Project Kesher is now working in two war zones. In Ukraine, where it’s worked for 30 years, a shell fell last month near its offices in the city of Kryvyi Rih. The blast shattered its windows and sent two workers scrambling for cover. Staff this week scaled the roof to raise the flag of Israel under its Ukranian flag.

“The trauma between the two countries is just so intense,” says CEO Karyn Gershon.

Violence at Home
Fear and anxiety also are hitting the leadership ranks of groups that don’t do direct work in Israel or Gaza. Amy Spitalnick, CEO of the Jewish Council for Public Affairs, says she spent the weekend frantically reaching out to friends and former colleagues in Israel, where she spent a year studying at the Hebrew University. “It’s so hard to compartmentalize because it is a slew of friends or family or colleagues who are directly impacted, whose stories are just all over your social media, all over your WhatsApp and text chains.”

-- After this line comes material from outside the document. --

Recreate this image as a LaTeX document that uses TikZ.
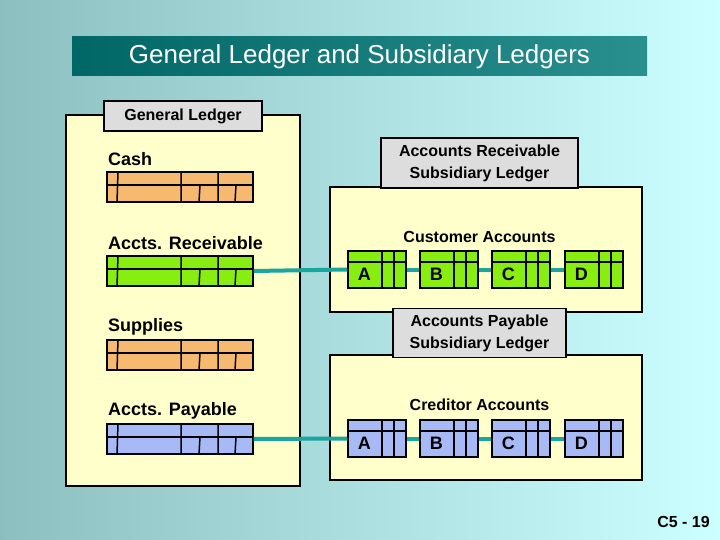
\documentclass[tikz,border=0pt]{standalone}
\usepackage{fontspec}
\setmainfont{Liberation Sans}
\usetikzlibrary{calc}
\definecolor{bgA}{HTML}{8CC0C0}
\definecolor{bgB}{HTML}{CCFFFF}
\definecolor{pan}{HTML}{FFFFCC}
\definecolor{lbl}{HTML}{DDDDDD}
\definecolor{tan}{HTML}{F5B970}
\definecolor{grn}{HTML}{88EE11}
\definecolor{blu}{HTML}{A8BAF5}
\definecolor{conn}{HTML}{1AA59E}
\definecolor{ttlA}{HTML}{006666}
\definecolor{ttlB}{HTML}{2A8F8F}
\tikzset{
 panel/.style={draw=black,line width=1.5pt,fill=pan},
 lblbox/.style={draw=black,line width=1.5pt,fill=lbl,font=\bfseries\fontsize{16}{19}\selectfont,align=center,inner sep=0pt},
 glname/.style={anchor=west,font=\bfseries\fontsize{18}{20}\selectfont,inner sep=0pt},
 tacct/.style={draw=black,line width=1.5pt,fill=#1,minimum width=146pt,minimum height=30pt,inner sep=0pt,
  path picture={
   \coordinate (nw) at (path picture bounding box.north west);
   \draw[line width=1.5pt] ($(nw)+(0,13)$) -- ++(146,0);
   \draw[line width=1.5pt] ($(nw)+(74,0)$) -- ++(0,30) ($(nw)+(111,0)$) -- ++(0,30)
     ($(nw)+(11,0)$) -- ++(-1,30) ($(nw)+(93,13)$) -- ++(-1,17) ($(nw)+(129,13)$) -- ++(-1,17);}},
 macct/.style={draw=black,line width=1.5pt,fill=#1,minimum width=58pt,minimum height=37pt,inner sep=0pt,
  path picture={
   \coordinate (nw) at (path picture bounding box.north west);
   \draw[line width=1.5pt] ($(nw)+(0,11)$) -- ++(58,0);
   \draw[line width=1.5pt] ($(nw)+(34,0)$) -- ++(0,37) ($(nw)+(46,0)$) -- ++(0,37);}},
 lettxt/.style={font=\bfseries\fontsize{18}{20}\selectfont,inner sep=0pt},
 subtxt/.style={font=\bfseries\fontsize{16}{19}\selectfont,inner sep=0pt},
 link/.style={draw=conn,line width=4pt},
}
\begin{document}
\begin{tikzpicture}[x=1pt,y=-1pt]
\useasboundingbox (0,0) rectangle (720,540);
\shade[shading angle=45,left color=bgA,right color=bgB] (0,0) rectangle (720,540);
% title
\shade[left color=ttlA,right color=ttlB] (72,37) rectangle (647,76);
\node (title) at (359.5,57) [text=white,font=\fontsize{26}{30}\selectfont] {General Ledger and Subsidiary Ledgers};
% general ledger panel
\draw[panel] (66,115) rectangle (300,486);
\node[lblbox,minimum width=158pt,minimum height=30pt] (gl) at (183,116) {General Ledger};
\node[glname] (ncash) at (108,159) {Cash};
\node[glname] (nar) at (108,243) {Accts. Receivable};
\node[glname] (nsup) at (108,327) {Supplies};
\node[glname] (nap) at (108,411) {Accts. Payable};
\node[tacct=tan] (cash) at (180,187) {};
\node[tacct=grn] (ar) at (180,271) {};
\node[tacct=tan] (sup) at (180,355) {};
\node[tacct=blu] (ap) at (180,439) {};
% subsidiary panels
\draw[panel] (330,187) rectangle (642,312);
\draw[panel] (330,355) rectangle (642,480);
\node[lblbox,minimum width=197pt,minimum height=50pt] (arl) at (479.5,163) {Accounts Receivable\\[3pt]Subsidiary Ledger};
\node[lblbox,minimum width=173pt,minimum height=49pt] (apl) at (479.5,333) {Accounts Payable\\[3pt]Subsidiary Ledger};
\node[subtxt] (ca) at (479.5,237) {Customer Accounts};
\node[subtxt] (cr) at (479.5,405) {Creditor Accounts};
\foreach \n/\x in {A/377,B/449,C/521,D/594}{
 \node[macct=grn] (r\n) at (\x,269.5) {};
 \node[lettxt] at ($(r\n.north west)+(17,24)$) {\n};
 \node[macct=blu] (p\n) at (\x,438.5) {};
 \node[lettxt] at ($(p\n.north west)+(17,24)$) {\n};
}
\draw[link] (ar.east) -- (rA.west);
\draw[link] (ap.east) -- (pA.west);
\draw[link] (rA.east) -- (rB.west) (rB.east) -- (rC.west) (rC.east) -- (rD.west);
\draw[link] (pA.east) -- (pB.west) (pB.east) -- (pC.west) (pC.east) -- (pD.west);
\node[subtxt,anchor=east] (pg) at (710,522) {C5 - 19};
\end{tikzpicture}
\end{document}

Leading Edge, which supports the leadership of Jewish nonprofits and foundations, estimates the United States has more than 9,000 Jewish organizations with roughly 100,000 workers. Many synagogues and local organizations are providing mental-health support and arranging gatherings to help people process the events. Groups also are putting in place additional security measures, fearing that rising antisemitism will spark violence. The 2018 shooting at the Tree of Life synagogue in Pittsburgh is a fixture in the minds of many, says Leading Edge CEO Gali Cooks.

Cooks sent an email to its network of CEOs, board members, and other executives with advice and resources for how to manage staff at a time “when nothing can be ‘business as usual.’” Cooks says she also is telling leaders to care for themselves even as they care for others.

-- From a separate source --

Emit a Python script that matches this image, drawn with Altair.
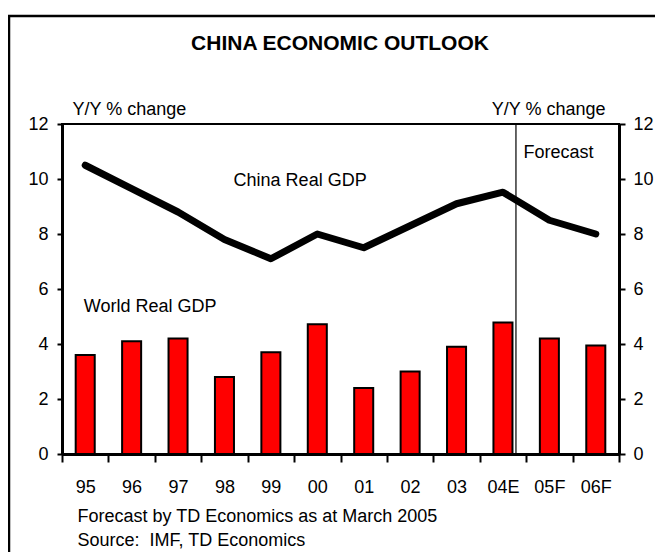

“Everyone is deeply connected to Israel,” Cooks says. “There’s a lot of fear, a lot of uncertainty, a lot of sadness.”

At UNRWA USA, executive director Mara Kronenfeld says her emotionally exhausted staff lean on each other for support, in part because many in the United States do not understand the plight of Palestinians. “Sometimes, it’s painful feeling a little bit alone in that context,” she says.

Some conversations with donors have been tense, Almadhoun says. “Some donors have different opinions. They support you to a certain degree, and then they stop caring.”

A Sense of Purpose
It’s important to remember that others have also suffered violence-related trauma in recent years, says Spitalnick of the Jewish Council for Public Affairs. Black Americans, she notes, have been targeted by white supremacists like in the 2022 shooting at a Buffalo grocery store. Anger is a natural response, but that can’t derail advocates trying to build coalitions under the banner of justice and equality. “You have to acknowledge it and grapple with it without letting it stop the work, because that is precisely what extremists of every stripe want.”

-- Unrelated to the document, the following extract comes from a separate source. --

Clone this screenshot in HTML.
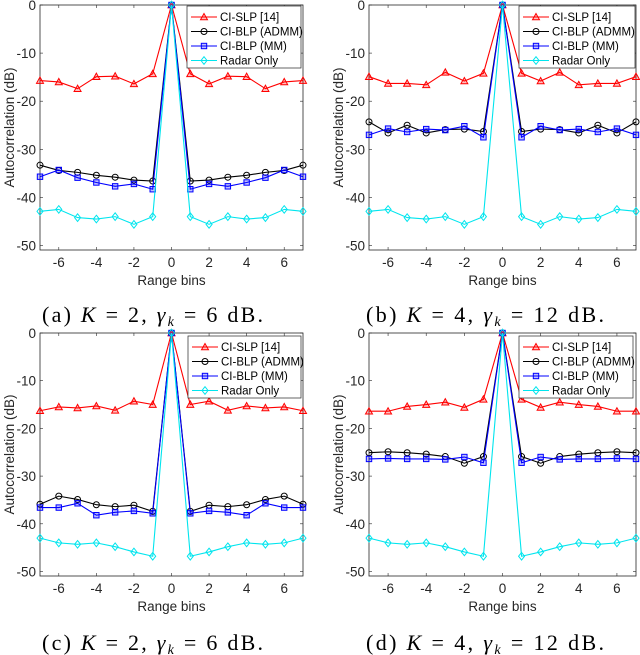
<!DOCTYPE html>
<html><head><meta charset="utf-8">
<style>
html,body{margin:0;padding:0;background:#fff;}
body{width:640px;height:655px;overflow:hidden;position:relative;}
svg{position:absolute;left:0;top:0;}
.tk{font-family:"Liberation Sans",sans-serif;font-size:13.5px;fill:#262626;}
.lg{font-family:"Liberation Sans",sans-serif;font-size:11.5px;fill:#000;}
.cap{font-family:"Liberation Serif",serif;font-size:22px;fill:#000;}
</style></head>
<body>
<svg id="chart" width="640" height="655" viewBox="0 0 640 655">
<text class="cap" x="42" y="322" textLength="221" lengthAdjust="spacing">(a) <tspan font-style="italic">K</tspan> = 2, <tspan font-style="italic">γ</tspan><tspan font-style="italic" font-size="14" dy="4">k</tspan><tspan dy="-4"> = 6 dB.</tspan></text>
<text class="cap" x="366" y="322" textLength="238" lengthAdjust="spacing">(b) <tspan font-style="italic">K</tspan> = 4, <tspan font-style="italic">γ</tspan><tspan font-style="italic" font-size="14" dy="4">k</tspan><tspan dy="-4"> = 12 dB.</tspan></text>
<text class="cap" x="42" y="650" textLength="221" lengthAdjust="spacing">(c) <tspan font-style="italic">K</tspan> = 2, <tspan font-style="italic">γ</tspan><tspan font-style="italic" font-size="14" dy="4">k</tspan><tspan dy="-4"> = 6 dB.</tspan></text>
<text class="cap" x="366" y="650" textLength="238" lengthAdjust="spacing">(d) <tspan font-style="italic">K</tspan> = 4, <tspan font-style="italic">γ</tspan><tspan font-style="italic" font-size="14" dy="4">k</tspan><tspan dy="-4"> = 12 dB.</tspan></text>
</svg>
<script>
const lags = [-7,-6,-5,-4,-3,-2,-1,0,1,2,3,4,5,6,7];
const xTicks = [-6,-4,-2,0,2,4,6];
const yTicks = [0,-10,-20,-30,-40,-50];
const seriesNames = ["CI-SLP [14]","CI-BLP (ADMM)","CI-BLP (MM)","Radar Only"];
function sym(h){return h.concat([0]).concat(h.slice().reverse());}
const redA = sym([-15.7,-16,-17.4,-14.9,-14.8,-16.4,-14.3]);
const blackA = sym([-33.3,-34.4,-34.8,-35.4,-35.8,-36.4,-36.6]);
const blueA = sym([-35.7,-34.3,-35.9,-36.9,-37.7,-37.2,-38.3]);
const cyanA = sym([-42.9,-42.5,-44.2,-44.5,-44,-45.6,-44]);
const redB = sym([-14.9,-16.3,-16.3,-16.6,-14,-15.8,-14.2]);
const blackB = sym([-24.3,-26.6,-25,-26.6,-25.9,-25.8,-26.3]);
const blueB = sym([-27,-25.7,-26.4,-25.8,-26,-25.2,-27.5]);
const cyanB = sym([-42.9,-42.5,-44.2,-44.5,-44,-45.6,-44]);
const redC = sym([-16.3,-15.5,-15.7,-15.3,-16.2,-14.3,-15.0]);
const blackC = sym([-35.9,-34.2,-34.9,-36,-36.4,-36.1,-37.4]);
const blueC = sym([-36.6,-36.6,-35.7,-38.2,-37.6,-37.3,-37.8]);
const cyanC = sym([-43,-44,-44.3,-44,-44.8,-45.9,-46.8]);
const redD = sym([-16.4,-16.4,-15.4,-15,-14.5,-15.6,-13.9]);
const blackD = sym([-25.1,-24.9,-25.1,-25.4,-25.9,-27.3,-25.9]);
const blueD = sym([-26.4,-26.3,-26.4,-26.4,-26.5,-26,-27.2]);
const cyanD = sym([-43,-44,-44.3,-44,-44.8,-45.9,-46.8]);

const NS="http://www.w3.org/2000/svg";
const svg=document.getElementById('chart');
function mk(tag,attrs,parent){const e=document.createElementNS(NS,tag);for(const k in attrs)e.setAttribute(k,attrs[k]);(parent||svg).appendChild(e);return e;}
const colors=["#ff0000","#000000","#0000ff","#00e5ee"];
const fills=["rgba(255,0,0,0.25)","none","rgba(0,0,255,0.25)","none"];
function marker(g,type,x,y,c,f){
  if(type===0) return mk('polygon',{points:`${x},${y-3.5} ${x-3.5},${y+2.8} ${x+3.5},${y+2.8}`,fill:f,stroke:c,'stroke-width':1},g);
  if(type===1) return mk('circle',{cx:x,cy:y,r:3,fill:f,stroke:c,'stroke-width':1},g);
  if(type===2) return mk('rect',{x:x-2.7,y:y-2.7,width:5.4,height:5.4,fill:f,stroke:c,'stroke-width':1},g);
  return mk('polygon',{points:`${x},${y-3.8} ${x+3},${y} ${x},${y+3.8} ${x-3},${y}`,fill:f,stroke:c,'stroke-width':1},g);
}
function panel(id,L,R,T,B,data,leg){
  const g=mk('g',{});
  
  
  const y0=T, y50=B-4.5;
  const xs=v=>L+(v+7)/14*(R-L);
  const ys=v=>y0+(-v)/50*(y50-y0);
  mk('rect',{x:L,y:T,width:R-L,height:B-T,fill:'#fff',stroke:'#262626','stroke-width':0.8},g);
  xTicks.forEach(t=>{const x=xs(t);
    mk('line',{x1:x,y1:B,x2:x,y2:B-3,stroke:'#262626','stroke-width':0.6},g);
    mk('line',{x1:x,y1:T,x2:x,y2:T+3,stroke:'#262626','stroke-width':0.6},g);
    const tx=mk('text',{x:x,y:B+17,'text-anchor':'middle',class:'tk'},g);tx.textContent=t;
    
    });
  yTicks.forEach(t=>{const y=ys(t);
    mk('line',{x1:L,y1:y,x2:L+3,y2:y,stroke:'#262626','stroke-width':0.6},g);
    mk('line',{x1:R,y1:y,x2:R-3,y2:y,stroke:'#262626','stroke-width':0.6},g);
    const tx=mk('text',{x:L-4,y:y+5,'text-anchor':'end',class:'tk'},g);tx.textContent=t;
    
    });
  const xl=mk('text',{x:(L+R)/2,y:B+35,'text-anchor':'middle',class:'tk','font-size':'14.5'},g);xl.textContent='Range bins';
  
  
  const yl=mk('text',{x:0,y:0,'text-anchor':'middle',class:'tk','font-size':'14.5',transform:`translate(${L-26},${(T+B)/2}) rotate(-90)`},g);yl.textContent='Autocorrelation (dB)';
  
  
  data.forEach((s,i)=>{
    const sg=mk('g',{},g);
    
    
    mk('polyline',{points:s.map((v,j)=>xs(lags[j])+','+ys(v)).join(' '),fill:'none',stroke:colors[i],'stroke-width':1.1},sg);
    s.forEach((v,j)=>{const m=marker(sg,i,xs(lags[j]),ys(v),colors[i],fills[i]);
      
      });
  });
  const lg=mk('g',{},g);
  
  
  mk('rect',{x:leg[0],y:leg[1],width:leg[2],height:62,fill:'#fff',stroke:'#262626','stroke-width':0.7},lg);
  seriesNames.forEach((n,i)=>{const y=leg[1]+11+i*14.5;
    mk('line',{x1:leg[0]+4,y1:y,x2:leg[0]+30,y2:y,stroke:colors[i],'stroke-width':1.1},lg);
    marker(lg,i,leg[0]+17,y,colors[i],fills[i]);
    const t=mk('text',{x:leg[0]+33,y:y+4,class:'lg'},lg);t.textContent=n;
    
    });
}
panel('a',40,303,5,250,[redA,blackA,blueA,cyanA],[187,6,114]);
panel('b',369,636,5,250,[redB,blackB,blueB,cyanB],[519,6,116]);
panel('c',40,303,333,576,[redC,blackC,blueC,cyanC],[188,336,113]);
panel('d',369,636,333,576,[redD,blackD,blueD,cyanD],[519,336,114]);
</script>
</body></html>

The staff at UNRWA USA say their work gives them purpose and a distraction. “The job can really be a blessing and an outlet for our energy. It can provide us with a solid and consistent means of feeling that we are needed,” says development manager Elrayes. “For many of us, that’s the reason why we joined this line of work in the first place.”

Rosenberg says ADL is offering psychological support services to staff and creating opportunities for people to gather and talk about the roller-coaster of emotions. “It’s important that they feel they have a safe place to share their feelings and fears and anger,” she says.

“Everybody is just using their sorrow and their rage to do good and to fight hate. In a way, it fills us with energy to do whatever we can to make sure that Israelis know that they’re not alone. That the families of the hostages know that they’re not alone. And that we’re going to do whatever we can from here to make sure that their loved ones are safe.”